**DATA**
────────
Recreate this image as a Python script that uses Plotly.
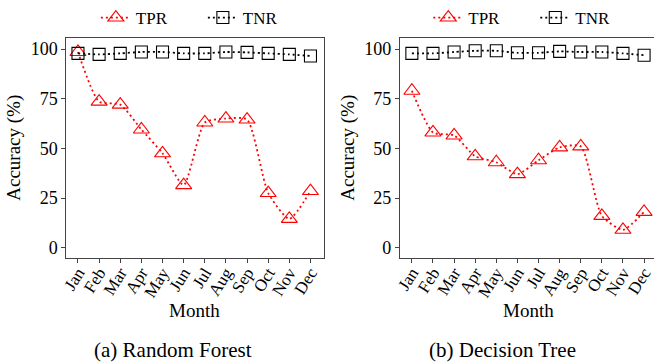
import plotly.graph_objects as go

months = ["Jan", "Feb", "Mar", "Apr", "May", "Jun", "Jul", "Aug", "Sep", "Oct", "Nov", "Dec"]
rf_tpr = [98.5, 73.5, 72, 59.5, 47.5, 31.5, 63, 65, 64.5, 27.5, 14.5, 28.5]
rf_tnr = [97.8, 97.3, 97.8, 98.5, 98.5, 97.8, 97.8, 98.5, 98.3, 97.8, 97.3, 96.5]
dt_tpr = [79, 58, 56.5, 46, 43, 37, 44, 50.5, 51, 16, 9, 18]
dt_tnr = [97.8, 97.8, 98.5, 99.1, 99.1, 98.1, 98.1, 98.8, 98.5, 98.5, 97.8, 96.9]
captions = ["(a) Random Forest", "(b) Decision Tree"]
x_title = "Month"
y_title = "Accuracy (%)"

FONT = "Liberation Serif, Times New Roman, serif"
xi = list(range(len(months)))

fig = go.Figure()

def add_pair(tpr, tnr, xa, ya, leg):
    fig.add_trace(go.Scatter(
        x=xi, y=tpr, mode="lines+markers", name="TPR", xaxis=xa, yaxis=ya, legend=leg,
        line=dict(color="red", width=1.8, dash="2px,3px", shape="spline", smoothing=0.6),
        marker=dict(symbol="triangle-up-open", size=14, color="red", line=dict(width=1.1, color="red")),
    ))
    fig.add_trace(go.Scatter(
        x=xi, y=tnr, mode="lines+markers", name="TNR", xaxis=xa, yaxis=ya, legend=leg,
        line=dict(color="black", width=1.8, dash="2px,3px", shape="spline", smoothing=0.6),
        marker=dict(symbol="square-open", size=12, color="black", line=dict(width=1.1, color="black")),
    ))

add_pair(rf_tpr, rf_tnr, "x", "y", "legend")
add_pair(dt_tpr, dt_tnr, "x2", "y2", "legend2")

W, H = 655, 364
ydom = [1 - 258 / H, 1 - 37.5 / H]
axis_common = dict(
    showgrid=False, zeroline=False, showline=True, linecolor="#444", linewidth=1.2,
    ticks="outside", ticklen=4, tickcolor="#444", tickwidth=1,
    tickfont=dict(family=FONT, size=18, color="black"),
)
xcommon = dict(axis_common, tickmode="array", tickvals=xi, ticktext=months, tickangle=-58,
               ticklabeloverflow="allow", ticklabelstandoff=-7,
               tickfont=dict(family=FONT, size=17, color="black"))
ycommon = dict(axis_common, range=[-5.2, 105.8], tickvals=[0, 25, 50, 75, 100],
               title=dict(text=y_title, font=dict(family=FONT, size=19, color="black"), standoff=4))

fig.update_layout(
    width=W, height=H, margin=dict(l=0, r=0, t=0, b=0),
    paper_bgcolor="white", plot_bgcolor="white",
    font=dict(family=FONT, color="black"),
    xaxis=dict(xcommon, domain=[61 / W, 321 / W], range=[-0.55, 11.62], mirror=True, anchor="y"),
    yaxis=dict(ycommon, domain=ydom, mirror=True, anchor="x"),
    xaxis2=dict(xcommon, domain=[398.3 / W, 1.0], range=[-0.56, 11.47], mirror=True, anchor="y2"),
    yaxis2=dict(ycommon, domain=ydom, mirror=False, anchor="x2"),
    legend=dict(orientation="h", x=199 / W, xanchor="center", y=1.0, yanchor="top",
                font=dict(family=FONT, size=17), entrywidth=62, bgcolor="rgba(0,0,0,0)"),
    legend2=dict(orientation="h", x=535 / W, xanchor="center", y=1.0, yanchor="top",
                 font=dict(family=FONT, size=17), entrywidth=62, bgcolor="rgba(0,0,0,0)"),
    showlegend=True,
)

for cx in [191 / W, 528 / W]:
    fig.add_annotation(text=x_title, x=cx, y=1 - 310 / H, xref="paper", yref="paper",
                       xanchor="center", yanchor="middle", showarrow=False,
                       font=dict(family=FONT, size=19, color="black"))

for cx, cap in zip([168.5 / W, 502 / W], captions):
    fig.add_annotation(text=cap, x=cx, y=1 - 350 / H, xref="paper", yref="paper",
                       xanchor="center", yanchor="middle", showarrow=False,
                       font=dict(family=FONT, size=21, color="black"))

fig.write_html("out.html")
────────
**TO BE DONE**
Print out the lines exactly, skipping any picture.

**WORKED SOLUTION**
Recreate this image as a Python script that uses Plotly.
import plotly.graph_objects as go

months = ["Jan", "Feb", "Mar", "Apr", "May", "Jun", "Jul", "Aug", "Sep", "Oct", "Nov", "Dec"]
rf_tpr = [98.5, 73.5, 72, 59.5, 47.5, 31.5, 63, 65, 64.5, 27.5, 14.5, 28.5]
rf_tnr = [97.8, 97.3, 97.8, 98.5, 98.5, 97.8, 97.8, 98.5, 98.3, 97.8, 97.3, 96.5]
dt_tpr = [79, 58, 56.5, 46, 43, 37, 44, 50.5, 51, 16, 9, 18]
dt_tnr = [97.8, 97.8, 98.5, 99.1, 99.1, 98.1, 98.1, 98.8, 98.5, 98.5, 97.8, 96.9]
captions = ["(a) Random Forest", "(b) Decision Tree"]
x_title = "Month"
y_title = "Accuracy (%)"

FONT = "Liberation Serif, Times New Roman, serif"
xi = list(range(len(months)))

fig = go.Figure()

def add_pair(tpr, tnr, xa, ya, leg):
    fig.add_trace(go.Scatter(
        x=xi, y=tpr, mode="lines+markers", name="TPR", xaxis=xa, yaxis=ya, legend=leg,
        line=dict(color="red", width=1.8, dash="2px,3px", shape="spline", smoothing=0.6),
        marker=dict(symbol="triangle-up-open", size=14, color="red", line=dict(width=1.1, color="red")),
    ))
    fig.add_trace(go.Scatter(
        x=xi, y=tnr, mode="lines+markers", name="TNR", xaxis=xa, yaxis=ya, legend=leg,
        line=dict(color="black", width=1.8, dash="2px,3px", shape="spline", smoothing=0.6),
        marker=dict(symbol="square-open", size=12, color="black", line=dict(width=1.1, color="black")),
    ))

add_pair(rf_tpr, rf_tnr, "x", "y", "legend")
add_pair(dt_tpr, dt_tnr, "x2", "y2", "legend2")

W, H = 655, 364
ydom = [1 - 258 / H, 1 - 37.5 / H]
axis_common = dict(
    showgrid=False, zeroline=False, showline=True, linecolor="#444", linewidth=1.2,
    ticks="outside", ticklen=4, tickcolor="#444", tickwidth=1,
    tickfont=dict(family=FONT, size=18, color="black"),
)
xcommon = dict(axis_common, tickmode="array", tickvals=xi, ticktext=months, tickangle=-58,
               ticklabeloverflow="allow", ticklabelstandoff=-7,
               tickfont=dict(family=FONT, size=17, color="black"))
ycommon = dict(axis_common, range=[-5.2, 105.8], tickvals=[0, 25, 50, 75, 100],
               title=dict(text=y_title, font=dict(family=FONT, size=19, color="black"), standoff=4))

fig.update_layout(
    width=W, height=H, margin=dict(l=0, r=0, t=0, b=0),
    paper_bgcolor="white", plot_bgcolor="white",
    font=dict(family=FONT, color="black"),
    xaxis=dict(xcommon, domain=[61 / W, 321 / W], range=[-0.55, 11.62], mirror=True, anchor="y"),
    yaxis=dict(ycommon, domain=ydom, mirror=True, anchor="x"),
    xaxis2=dict(xcommon, domain=[398.3 / W, 1.0], range=[-0.56, 11.47], mirror=True, anchor="y2"),
    yaxis2=dict(ycommon, domain=ydom, mirror=False, anchor="x2"),
    legend=dict(orientation="h", x=199 / W, xanchor="center", y=1.0, yanchor="top",
                font=dict(family=FONT, size=17), entrywidth=62, bgcolor="rgba(0,0,0,0)"),
    legend2=dict(orientation="h", x=535 / W, xanchor="center", y=1.0, yanchor="top",
                 font=dict(family=FONT, size=17), entrywidth=62, bgcolor="rgba(0,0,0,0)"),
    showlegend=True,
)

for cx in [191 / W, 528 / W]:
    fig.add_annotation(text=x_title, x=cx, y=1 - 310 / H, xref="paper", yref="paper",
                       xanchor="center", yanchor="middle", showarrow=False,
                       font=dict(family=FONT, size=19, color="black"))

for cx, cap in zip([168.5 / W, 502 / W], captions):
    fig.add_annotation(text=cap, x=cx, y=1 - 350 / H, xref="paper", yref="paper",
                       xanchor="center", yanchor="middle", showarrow=False,
                       font=dict(family=FONT, size=21, color="black"))

fig.write_html("out.html")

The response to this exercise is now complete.